We learn two interesting things about Ross Douthat’s appointment to be a columnist for the NY Times from his column today: that the desire to be coherent will never be an obstacle for Douthat when he’s trotting out his prejudice disguised at arguments, and that the reason that the editorial staff likes him is because Douthat is a steady source of the self-flagellating sexual fantasies that coastal elites develop about the seedy, unwashed minions of Middle America. Though not all of the elite, to be fair. I don’t think the bogeyman of the liberal elite is particularly concerned with fantasies of the renegade sexual pleasures of those of us that didn’t go to Ivy League schools—it’s the more reactionary crowd that lives in New York and longs to be fucked in a trailer park that Douthat is playing to. His ideal audience is David Brooks, I suppose.
Anyway, his thesis (if you can call it that) is that the Liberal Elite® and Middle America® have wildly different sex lives, with the former having dull, tedious sex lives and the latter having really exciting ones, and oh irony that the people who care most about sexual liberation enjoy sex the least. This isn’t an uncommon fantasy for right wingers, who often argue specifically that oppressing women in particular is hot. It’s not even particularly new for Douthat, who is on the record about how he finds sex unappealing unless someone is going to get knocked up against her will. There’s never been any solid proof that sex is more fun if you get to spice it up with the occasional abortion or shotgun wedding, at least not outside of the misogyny fetish circle, but this doesn’t do much to slow down the fantasizing. What makes this essay special is that Douthat’s “proof” about the difference between the Liberal Elite® and Middle America® is that they behave exactly the same.

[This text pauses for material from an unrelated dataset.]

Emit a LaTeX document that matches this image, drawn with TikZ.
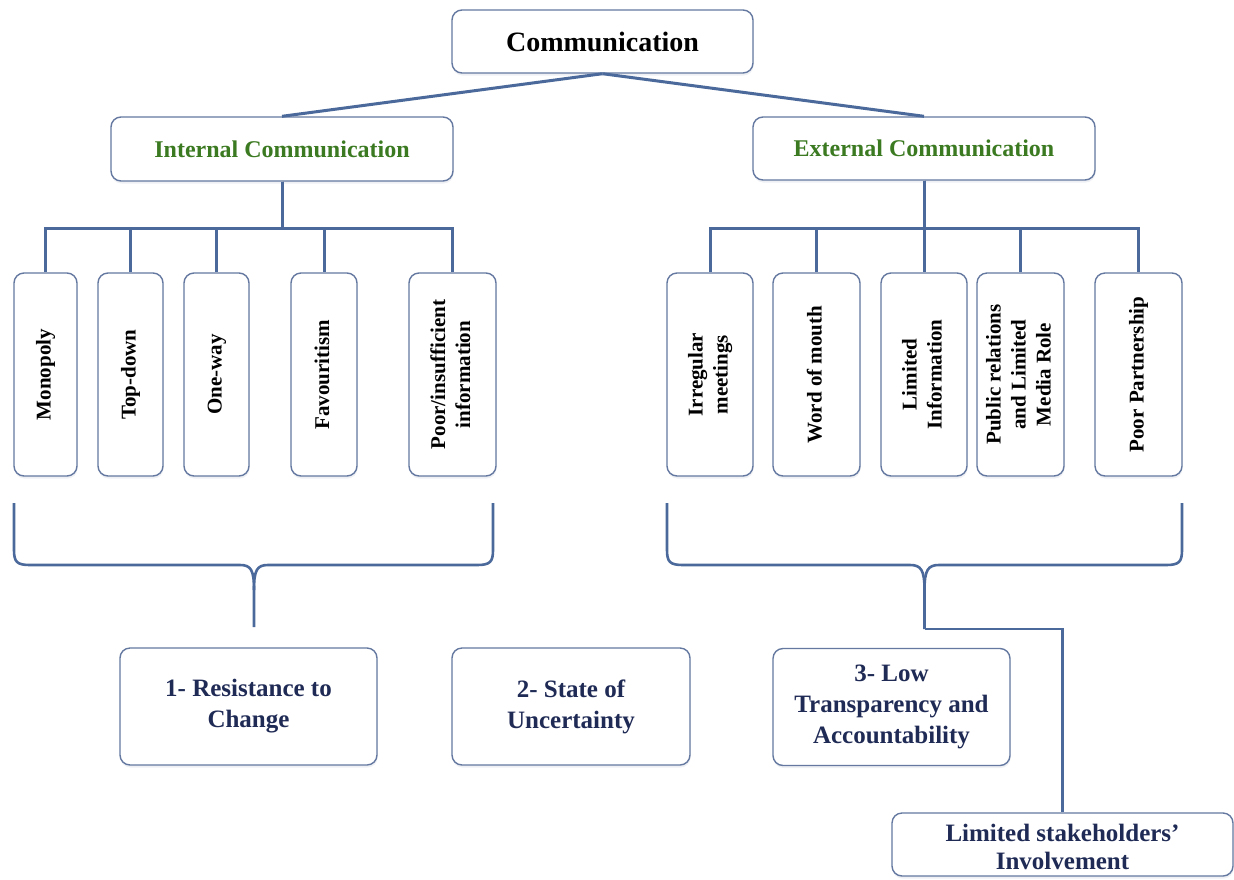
\documentclass[tikz,border=0pt]{standalone}
\usepackage{fontspec}
\setmainfont{Liberation Serif}
\usetikzlibrary{shadows}
\definecolor{boxline}{HTML}{6579A0}
\definecolor{linkcol}{HTML}{4B6A9B}
\definecolor{greentxt}{HTML}{3C7A22}
\definecolor{navytxt}{HTML}{1F2A55}
\newcommand{\vlab}[1]{\rotatebox{90}{\begin{tabular}{@{}c@{}}#1\end{tabular}}}
\tikzset{
  box/.style={draw=boxline, line width=1.4pt, rounded corners=10pt, fill=white,
    inner sep=0pt, align=center,
    drop shadow={shadow xshift=0.5pt, shadow yshift=-2.5pt, opacity=0.18, fill=boxline!60}},
  vbox/.style={box, minimum height=203pt, font=\fontsize{21}{25}\selectfont\bfseries},
  resbox/.style={box, minimum height=117pt, font=\fontsize{25}{31}\selectfont\bfseries, text=navytxt},
  link/.style={draw=linkcol, line width=3pt},
  bracepath/.style={draw=linkcol, line width=2.6pt}
}
\begin{document}
\begin{tikzpicture}[x=1pt,y=-1pt]
\useasboundingbox[fill=white] (0,0) rectangle (1234,879);

% top level
\node[box, minimum width=301pt, minimum height=63pt, font=\fontsize{28}{32}\selectfont\bfseries] (comm) at (602.5,41.5) {Communication};
\node[box, minimum width=342pt, minimum height=64pt, font=\fontsize{24}{28}\selectfont\bfseries, text=greentxt] (int) at (282,149) {Internal Communication};
\node[box, minimum width=342pt, minimum height=63pt, font=\fontsize{24}{28}\selectfont\bfseries, text=greentxt] (ext) at (924,148.5) {External Communication};

% internal children
\node[vbox, minimum width=63pt] (mono) at (45.5,374.5) {\vlab{Monopoly}};
\node[vbox, minimum width=65pt] (top) at (130.5,374.5) {\vlab{Top-down}};
\node[vbox, minimum width=65pt] (one) at (216.5,374.5) {\vlab{One-way}};
\node[vbox, minimum width=66pt] (fav) at (324,374.5) {\vlab{Favouritism}};
\node[vbox, minimum width=87pt] (poor) at (452.5,374.5) {\vlab{Poor/insufficient\\information}};

% external children
\node[vbox, minimum width=86pt] (irr) at (710,374.5) {\vlab{Irregular\\meetings}};
\node[vbox, minimum width=87pt] (word) at (816.5,374.5) {\vlab{Word of mouth}};
\node[vbox, minimum width=86pt] (lim) at (924,374.5) {\vlab{Limited\\Information}};
\node[vbox, minimum width=87pt] (pub) at (1020.5,374.5) {\vlab{Public relations\\and Limited\\Media Role}};
\node[vbox, minimum width=87pt] (part) at (1138.5,374.5) {\vlab{Poor Partnership}};

% results
\node[resbox, minimum width=257pt] (res) at (248.5,706.5) {1- Resistance to\\Change};
\node[resbox, minimum width=238pt] (state) at (571,706.5) {2- State of\\Uncertainty};
\node[resbox, minimum width=237pt] (low) at (891.5,707) {3- Low\\Transparency and\\Accountability};
\node[box, minimum width=341pt, minimum height=63pt, font=\fontsize{25}{28}\selectfont\bfseries, text=navytxt] (stake) at (1062.5,844.5) {\raisebox{-5pt}[\height][\depth]{\begin{tabular}{@{}c@{}}Limited stakeholders’\\Involvement\end{tabular}}};

% connectors from Communication
\draw[link] (comm.south) -- (int.north);
\draw[link] (comm.south) -- (ext.north);

% internal tree
\foreach \c in {mono,top,one,fav,poor}
  \draw[link] (int.south) -- ++(0,47) -| (\c.north);
% external tree
\foreach \c in {irr,word,lim,pub,part}
  \draw[link] (ext.south) -- ++(0,47.5) -| (\c.north);

% left brace
\coordinate (bla) at (14,503);
\coordinate (blb) at (493,503);
\coordinate (blt) at (254,627);
\draw[bracepath] (bla) -- (14,550) .. controls (14,562) and (17,565) .. (30,565)
  -- (240,565) .. controls (251,565) and (254,570) .. (254,590) -- (blt);
\draw[bracepath] (254,590) .. controls (254,570) and (257,565) .. (268,565)
  -- (477,565) .. controls (490,565) and (493,562) .. (493,550) -- (blb);

% right brace
\coordinate (bra) at (667,503);
\coordinate (brb) at (1182,503);
\coordinate (brt) at (924.5,629);
\draw[bracepath] (bra) -- (667,550) .. controls (667,562) and (670,565) .. (683,565)
  -- (910,565) .. controls (921,565) and (924.5,570) .. (924.5,590) -- (brt);
\draw[bracepath] (924.5,590) .. controls (924.5,570) and (928,565) .. (939,565)
  -- (1166,565) .. controls (1179,565) and (1182,562) .. (1182,550) -- (brb);
\draw[bracepath] (brt) -| (stake.north);
\end{tikzpicture}
\end{document}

So which is the real America? Is it Tsing Loh’s dystopia, where everyone “works” grimly on their relationships, and post-feminist husbands happily cook saffron-infused porcini risotto but rarely practice seduction on their wives? Or is it tabloid country: The land of Jon minus Kate, and governors who vanish to “hike the Appalachian Trail” — not to mention gossip-column fixtures like Britney Spears (rumored last week to be contemplating her third marriage in six years) and the mistress-parading Mel Gibson?…..
The high-wire love lives of a Jon Gosselin or a Mark Sanford — or a Spears, or even a Lindsey Lohan — are remarkably true to the America that watches their shows, buys their CDs, and votes them into office. It’s the highly-educated, highly risk-averse milieu lamented by Nehring and Tsing Loh that’s a world unto itself.
So, to recap: If you step out on your dull, passion-free marriage while being a Republican, having a Southern accent, or being married to someone with church lady hair who was willing to have 6 kids at once, you are officially Middle America®, and so you stepped out because you’re full of passion. But if you stepped out on your dull, passion-free marriage after voting for Obama or being married to a man who knows what a risotto even is, much less how to make it, it’s because you’re void of passion. Got it.
But Douthat is going to explain to you why the exact same behavior for the exact same reasons is actually very different, depending on your hairstyle or who you voted for. It’s because all of America must share Douthat’s fetish for contraceptive-free sex. No, I’m not kidding, that’s his reason.
The difficult scramble up the meritocratic ladder tends to discourage wild passions and death-defying flings. For bright young overachievers, there’s often a definite tameness to the way that collegiate “safe sex” segues into the upwardly-mobile security of “companionate marriages” — or, if you’re feeling more cynical, “consumption partnerships.”
This tameness has beneficial social consequences: When it comes to divorce rates and out-of-wedlock births, Americans with graduate degrees are still living in the 1950s. It’s the rest of the country that marries impulsively, divorces frequently, and bears a rising percentage of its children outside marriage.
Douthat is thinking of the 1950s in a parallel dimension, because the lower rates of divorce within the sliver of America with graduate degrees is due to their rejection of 1950s mores. In the 1950s, teen pregnancy and marriage was at an all-time high. But since a lot of people with graduate degrees delay marriage and childbirth into their late 20s and early 30s (or later!) in order to get on their career path, they’re taking advantage of the statistical fact that the later you marry, the likelier you are to hold it together. None of this really says anything about the orgasmic void in the lives of the highly educated that Douthat is hinting at here, and every time I’ve seen any study that correlates sexual satisfaction to education, you find that the more you have of the latter, the more you have of the former.
But it’s really hard to argue with his points, since he doesn’t state them outright, preferring to argue by insinuation. But the insinuation isn’t hard to figure out—liberals are boring, awful people and conservatives are dramatic, awesome people, and so when liberals cheat it’s sad, but when conservatives cheat it’s just an excess of passion. Also, condoms are the worst invention ever, a direct assault of the Douthat stiffy, and if they could just go away and take the pill with them, that would be great.